Efficient Reading Methods
Reading CSV Files: Core Approaches
1. BufferedReader Method
public void readCSVUsingBufferedReader(String filePath) {
try (BufferedReader reader = new BufferedReader(new FileReader(filePath))) {
String line;
while ((line = reader.readLine()) != null) {
String[] data = line.split(",");
// Process data
}
} catch (IOException e) {
e.printStackTrace();
}
}
2. Scanner Approach
public void readCSVUsingScanner(String filePath) {
try (Scanner scanner = new Scanner(new File(filePath))) {
while (scanner.hasNextLine()) {
String line = scanner.nextLine();
String[] data = line.split(",");
// Process data
}
} catch (FileNotFoundException e) {
e.printStackTrace();
}
}
Performance Comparison
graph TD
A[CSV Reading Methods] --> B[BufferedReader]
A --> C[Scanner]
A --> D[Apache Commons CSV]
B --> E[High Performance]
C --> F[Moderate Performance]
D --> G[Best Performance]
CSV Libraries Comparison
| Library | Performance | Complexity | Features |
|---|---|---|---|
| BufferedReader | Medium | Low | Basic parsing |
| Scanner | Low | Low | Simple reading |
| Apache Commons CSV | High | Medium | Advanced parsing |
| OpenCSV | High | Medium | Robust handling |
Advanced Reading with Apache Commons CSV
public void readCSVWithApacheCommons(String filePath) {
try (CSVParser parser = CSVParser.parse(new File(filePath),
StandardCharsets.UTF_8, CSVFormat.DEFAULT)) {
for (CSVRecord record : parser) {
String column1 = record.get(0);
String column2 = record.get(1);
// Process record
}
} catch (IOException e) {
e.printStackTrace();
}
}
Memory-Efficient Streaming
public void streamCSVFile(String filePath) {
try (Stream<String> lines = Files.lines(Paths.get(filePath))) {
lines.forEach(line -> {
String[] data = line.split(",");
// Process each line
});
} catch (IOException e) {
e.printStackTrace();
}
}
Recommended Practices
- Choose appropriate reading method based on file size
- Use buffered reading for large files
- Consider memory constraints
- Validate data during reading
LabEx Learning Tip
Explore different CSV reading techniques on LabEx to understand performance trade-offs and best practices in real-world scenarios.

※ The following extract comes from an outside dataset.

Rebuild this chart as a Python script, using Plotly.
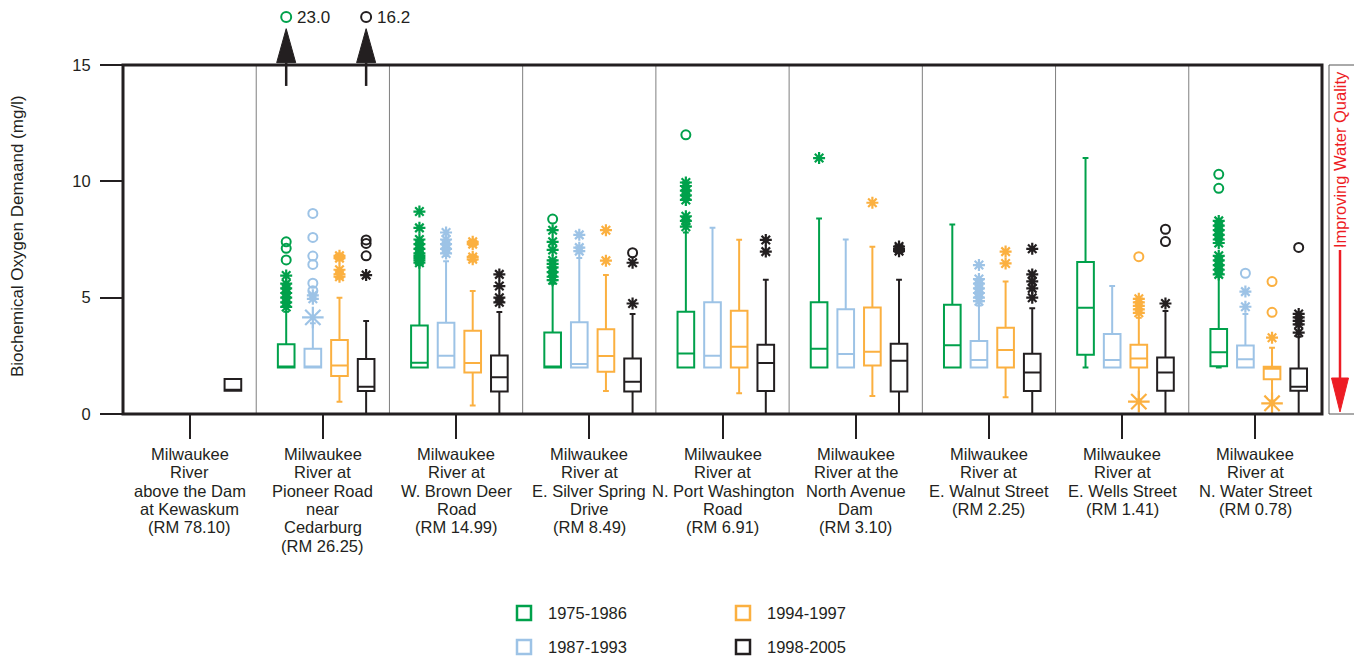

Performance Optimization Tips
Memory Management Strategies
1. Lazy Loading Technique
public class LazyCSVLoader {
private Iterator<String> fileIterator;
public void initLazyLoading(String filePath) {
try {
fileIterator = Files.lines(Paths.get(filePath))
.iterator();
} catch (IOException e) {
e.printStackTrace();
}
}
public List<String> loadNextBatch(int batchSize) {
List<String> batch = new ArrayList<>();
while (fileIterator.hasNext() && batch.size() < batchSize) {
batch.add(fileIterator.next());
}
return batch;
}
}
Performance Optimization Workflow
graph TD
A[CSV File Reading] --> B{Optimization Strategies}
B --> C[Memory Management]
B --> D[Parallel Processing]
B --> E[Efficient Parsing]
C --> F[Lazy Loading]
C --> G[Streaming]
D --> H[Parallel Streams]
E --> I[Optimized Libraries]
Parsing Optimization Techniques
| Technique | Performance Impact | Complexity |
|---|---|---|
| Buffered Reading | High | Low |
| Parallel Processing | Very High | Medium |
| Custom Parsing | Medium | High |
| Memory Mapping | High | Medium |
Parallel Processing Example
public class ParallelCSVProcessor {
public void processLargeFile(String filePath) {
try {
Files.lines(Paths.get(filePath))
.parallel()
.map(this::processLine)
.collect(Collectors.toList());
} catch (IOException e) {
e.printStackTrace();
}
}
private String processLine(String line) {
// Custom processing logic
return line.toUpperCase();
}
}
Memory-Mapped File Reading
public class MemoryMappedCSVReader {
public void readUsingMemoryMapping(String filePath) {
try (FileChannel channel = FileChannel.open(Paths.get(filePath))) {
MappedByteBuffer buffer = channel.map(
FileChannel.MapMode.READ_ONLY,
0,
channel.size()
);
// Process memory-mapped buffer
} catch (IOException e) {
e.printStackTrace();
}
}
}
Optimization Checklist
- Use appropriate data structures
- Minimize object creation
- Leverage parallel processing
- Choose efficient parsing libraries
- Implement streaming techniques
Advanced Parsing Libraries
// Apache Commons CSV with performance configuration
CSVFormat customFormat = CSVFormat.DEFAULT
.withFirstRecordAsHeader()
.withIgnoreEmptyLines()
.withTrim();
CSVParser parser = CSVParser.parse(file, customFormat);
LabEx Performance Insights
Experiment with different optimization techniques on LabEx to understand their real-world performance implications and choose the most suitable approach for your specific use case.
Summary
By implementing the discussed optimization techniques, Java developers can significantly enhance their CSV file reading performance. From understanding fundamental parsing methods to applying advanced memory-efficient strategies, this tutorial provides a comprehensive guide to transforming CSV file handling in Java applications.